So, what happened to Joe? I advised him to take a look the consumer law website before he perused the lemon law, and used the question and answers page for a professional opinion. Joe took my advice; they advised him to contact the manufacturer first and try to settle the issues through arbitration. He called the manufacturer (Honda) and they ended up sending him to another dealership close to his home. The resolution was having the engine replaced because the block was porous, and it was using too much oil between oil changes, just as I thought. Using the consumer law questions and answers page saved Joe a lot of mental anguish, time in and out of court, and not to mention, loss of time at work, which might not have been so bad for Joe, but the boss probably wouldn't have like it.

Why Do We Have A Lemon Law?

The lemon law was put in place to protect the consumer against vehicles with manufacturer's defects that cannot be fixed, or that have had an ongoing history of repairs without resolution. The statue is called The Magnuson-Moss Warranty Act; it's a law stating manufacturers need to have an expressed (written) or implied (not written) warranty on their products, it's a guarantee to the consumer, that if there are any problems with the purchased product that cannot be fixed within the original warranty period, the manufacturer will either replace or repurchase the product.

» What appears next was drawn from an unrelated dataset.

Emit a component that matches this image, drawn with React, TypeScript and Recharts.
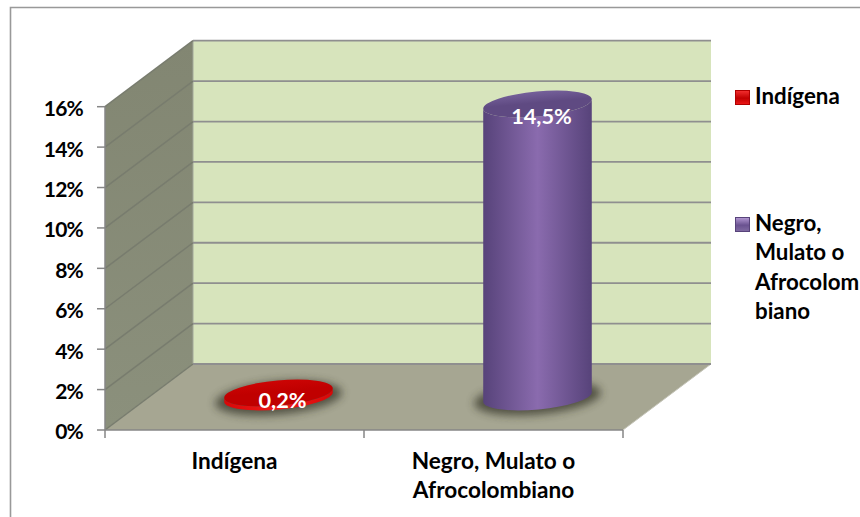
import React from "react";
import {
  BarChart,
  Bar,
  Cell,
  XAxis,
  YAxis,
  CartesianGrid,
  LabelList,
  Customized,
  usePlotArea,
} from "recharts";

// ─── Data ─────────────────────────────────────────────────────────────────────

const CATEGORIES = ["Indígena", "Negro, Mulato o Afrocolombiano"];
const VALUES = [0.2, 14.5];
const Y_TICKS = [0, 2, 4, 6, 8, 10, 12, 14, 16];
const X_LABEL_LINES = [["Indígena"], ["Negro, Mulato o", "Afrocolombiano"]];
const LEGEND_LINES = [["Indígena"], ["Negro,", "Mulato o", "Afrocolom", "biano"]];

const data = CATEGORIES.map((name, i) => ({ name, value: VALUES[i] }));

// ─── Look ─────────────────────────────────────────────────────────────────────

const DEPTH_X = 88;
const DEPTH_Y = 66;
const FONT = "Lato, Carlito, sans-serif";
const AXIS_GRAY = "#868686";
const TILT = 5.2;

const PALETTES = [
  { id: "red", edge: "#d80808", mid: "#ee1a1a", capTop: "#cc0404", cap: "#c00000", swatch: ["#f43030", "#c00000", "#ee1818"] },
  { id: "purple", edge: "#57437a", mid: "#8a6bae", capTop: "#75609a", cap: "#5f4a82", swatch: ["#b49ad4", "#6a5290", "#806ba2"] },
];

// ─── Walls, floor and frame ───────────────────────────────────────────────────

function Backdrop() {
  const plot = usePlotArea();
  if (!plot) return null;
  const left = plot.x;
  const right = plot.x + plot.width;
  const top = plot.y;
  const bottom = plot.y + plot.height;
  const pts = (list: number[][]) => list.map((p) => p.join(",")).join(" ");

  return (
    <g>
      <defs>
        <filter id="soft" x="-30%" y="-80%" width="160%" height="260%">
          <feGaussianBlur stdDeviation="4" />
        </filter>
        <linearGradient id="sideWall" x1="0" y1="0" x2="0" y2="1">
          <stop offset="0%" stopColor="#828672" />
          <stop offset="100%" stopColor="#8b907c" />
        </linearGradient>
        {PALETTES.map((p) => (
          <linearGradient key={p.id} id={`body-${p.id}`} x1="0" y1="0" x2="1" y2="0">
            <stop offset="0%" stopColor={p.edge} />
            <stop offset="50%" stopColor={p.mid} />
            <stop offset="100%" stopColor={p.edge} />
          </linearGradient>
        ))}
        {PALETTES.map((p) => (
          <linearGradient key={p.id} id={`cap-${p.id}`} x1="0" y1="0" x2="0" y2="1">
            <stop offset="0%" stopColor={p.capTop} />
            <stop offset="45%" stopColor={p.cap} />
            <stop offset="100%" stopColor={p.cap} />
          </linearGradient>
        ))}
      </defs>
      <path d="M10.5 517V7.5H860" fill="none" stroke="#999999" strokeWidth={1.6} />
      <polygon
        points={pts([
          [left + DEPTH_X, top - DEPTH_Y],
          [right + DEPTH_X, top - DEPTH_Y],
          [right + DEPTH_X, bottom - DEPTH_Y],
          [left + DEPTH_X, bottom - DEPTH_Y],
        ])}
        fill="#d7e4bc"
      />
      <polygon
        points={pts([
          [left, top],
          [left + DEPTH_X, top - DEPTH_Y],
          [left + DEPTH_X, bottom - DEPTH_Y],
          [left, bottom],
        ])}
        fill="url(#sideWall)"
      />
      <polygon
        points={pts([
          [left, bottom],
          [right, bottom],
          [right + DEPTH_X, bottom - DEPTH_Y],
          [left + DEPTH_X, bottom - DEPTH_Y],
        ])}
        fill="#a6a692"
      />
      <line
        x1={left + DEPTH_X}
        y1={top - DEPTH_Y}
        x2={left + DEPTH_X}
        y2={bottom - DEPTH_Y}
        stroke="#a3a89a"
        strokeWidth={1}
      />
      <line x1={right} y1={bottom} x2={right + DEPTH_X} y2={bottom - DEPTH_Y} stroke="#c4c4b8" strokeWidth={1} />
    </g>
  );
}

// ─── Grid line bent along the side wall and the back wall ─────────────────────

function WallLine(props: any) {
  const { x1, y1, x2, index } = props;
  return (
    <g>
      {/* the grid is the lowest layer, so the walls go in with its first line */}
      {index === 0 && <Backdrop />}
      <line x1={x1} y1={y1} x2={x1 + DEPTH_X} y2={y1 - DEPTH_Y} stroke="#787c6e" strokeWidth={1.5} />
      <line
        x1={x1 + DEPTH_X}
        y1={y1 - DEPTH_Y}
        x2={x2 + DEPTH_X}
        y2={y1 - DEPTH_Y}
        stroke="#8f8f8f"
        strokeWidth={1.8}
      />
    </g>
  );
}

// ─── Cylinder shape ───────────────────────────────────────────────────────────

function Cylinder(props: any) {
  const { x, y, width, height, index } = props;
  const pal = PALETTES[index];
  const rx = width / 2;
  const ry = 12.5;
  const cx = x + rx + DEPTH_X / 2;
  const topY = y - DEPTH_Y / 2;
  const baseY = y + height - DEPTH_Y / 2;
  const rad = (TILT * Math.PI) / 180;
  const dx = rx * Math.cos(rad);
  const dy = rx * Math.sin(rad);

  const body = [
    `M${cx - dx} ${topY + dy}`,
    `L${cx - dx} ${baseY + dy}`,
    `A${rx} ${ry} ${-TILT} 0 0 ${cx + dx} ${baseY - dy}`,
    `L${cx + dx} ${topY - dy}`,
    `A${rx} ${ry} ${-TILT} 0 1 ${cx - dx} ${topY + dy}`,
    "Z",
  ].join(" ");

  return (
    <g>
      <ellipse
        cx={cx}
        cy={baseY + 1}
        rx={rx + 9}
        ry={ry + 4}
        fill="#2e2e22"
        opacity={0.7}
        filter="url(#soft)"
        transform={`rotate(${-TILT} ${cx} ${baseY + 1})`}
      />
      <path d={body} fill={`url(#body-${pal.id})`} />
      <ellipse
        cx={cx}
        cy={topY}
        rx={rx}
        ry={ry}
        fill={`url(#cap-${pal.id})`}
        transform={`rotate(${-TILT} ${cx} ${topY})`}
      />
    </g>
  );
}

// ─── Value label on the top of the cylinder ───────────────────────────────────

function ValueLabel(props: any) {
  const { x, y, width, height, value } = props;
  const lift = height > 50 ? 21 : 26;
  return (
    <text
      x={x + width / 2 + DEPTH_X / 2 + 4}
      y={y - lift}
      fill="#ffffff"
      fontFamily={FONT}
      fontWeight={700}
      fontSize={21.7}
      textAnchor="middle"
      dominantBaseline="central"
    >
      {String(value).replace(".", ",")}%
    </text>
  );
}

// ─── X tick: label centred, tick marks on the category edges ──────────────────

function CategoryTick(props: any) {
  const { x, y, index, width } = props;
  const band = width / CATEGORIES.length;
  const lines = X_LABEL_LINES[index];
  const edges = index === CATEGORIES.length - 1 ? [x - band / 2, x + band / 2] : [x - band / 2];
  return (
    <g>
      {edges.map((ex) => (
        <line key={ex} x1={ex} y1={y - 8} x2={ex} y2={y} stroke={AXIS_GRAY} strokeWidth={1.5} />
      ))}
      {lines.map((line, i) => (
        <text
          key={line}
          x={x}
          y={y + 31 + i * 29}
          textAnchor="middle"
          fontFamily={FONT}
          fontWeight={700}
          fontSize={22.6}
          fill="#000000"
        >
          {line}
        </text>
      ))}
    </g>
  );
}

// ─── Legend ───────────────────────────────────────────────────────────────────

function LegendBlock() {
  const rows = [90, 217];
  return (
    <g>
      <defs>
        {PALETTES.map((p) => (
          <linearGradient key={p.id} id={`swatch-${p.id}`} x1="0" y1="0" x2="0" y2="1">
            <stop offset="0%" stopColor={p.swatch[0]} />
            <stop offset="55%" stopColor={p.swatch[1]} />
            <stop offset="100%" stopColor={p.swatch[2]} />
          </linearGradient>
        ))}
      </defs>
      {LEGEND_LINES.map((lines, i) => (
        <g key={lines[0]}>
          <rect
            x={735.5}
            y={rows[i] + 0.5}
            width={14}
            height={14}
            fill={`url(#swatch-${PALETTES[i].id})`}
            stroke={i === 0 ? "#b00000" : "#57437a"}
          />
          {lines.map((line, j) => (
            <text
              key={line}
              x={755}
              y={rows[i] + 14 + j * 29.3}
              fontFamily={FONT}
              fontWeight={700}
              fontSize={22.3}
              fill="#000000"
            >
              {line}
            </text>
          ))}
        </g>
      ))}
    </g>
  );
}

// ─── Main component ───────────────────────────────────────────────────────────

export default function App() {
  return (
    <div style={{ position: "absolute", left: 0, top: 0, width: 860, height: 517, background: "#ffffff" }}>
      <BarChart
        width={860}
        height={517}
        data={data}
        margin={{ top: 106.7, right: 237, bottom: 0, left: 0 }}
        barSize={109}
      >
        <CartesianGrid
          vertical={false}
          horizontal={(p: any) => <WallLine key={p.y1} {...p} />}
        />
        <XAxis
          dataKey="name"
          height={87}
          interval={0}
          tick={<CategoryTick />}
          tickLine={false}
          axisLine={{ stroke: AXIS_GRAY, strokeWidth: 1.5 }}
        />
        <YAxis
          width={105}
          domain={[0, 16]}
          ticks={Y_TICKS}
          interval={0}
          tickFormatter={(v: number) => `${v}%`}
          tick={{ fontFamily: FONT, fontWeight: 700, fontSize: 21, fill: "#000000", letterSpacing: -0.8, dy: 2 }}
          tickSize={8}
          tickMargin={14}
          tickLine={{ stroke: AXIS_GRAY, strokeWidth: 1.5 }}
          axisLine={{ stroke: AXIS_GRAY, strokeWidth: 1.5 }}
        />
        <Bar dataKey="value" shape={<Cylinder />} isAnimationActive={false}>
          {data.map((d) => (
            <Cell key={d.name} />
          ))}
          <LabelList dataKey="value" content={<ValueLabel />} />
        </Bar>
        <Customized component={<LegendBlock />} />
      </BarChart>
    </div>
  );
}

Lemon Law Discrepancy State to State

Keep in mind that the lemon laws varies from state to state, so do your homework on consumer law first before jumping to conclusions. I found that the lemon laws in California are slightly different then the New Hampshire lemon laws. One discrepancy is, California law states; the owner had to have taken the vehicle in for repair for a total of four or more attempts for the same problem, whereas New Hampshire lemon law says three or more attempts. There was also a time factor as well, something like a total of thirty day where the vehicle was not usable. It's only a minor difference, so don't guess, do your homework and ask questions.

Got A Lemon Law Story?

If you have any questions or if you have ever used the lemon law, tell your story and leave them in the comment box below, I would love to hear the stories, and the questions will be answered to the bests of my ability. Please leave feedback, thumbs up or down, interesting, funny blah, blah, blah... If you found the article worth sharing, hit the Twitter or Facebook like button at the top of the page, I would really appreciate it.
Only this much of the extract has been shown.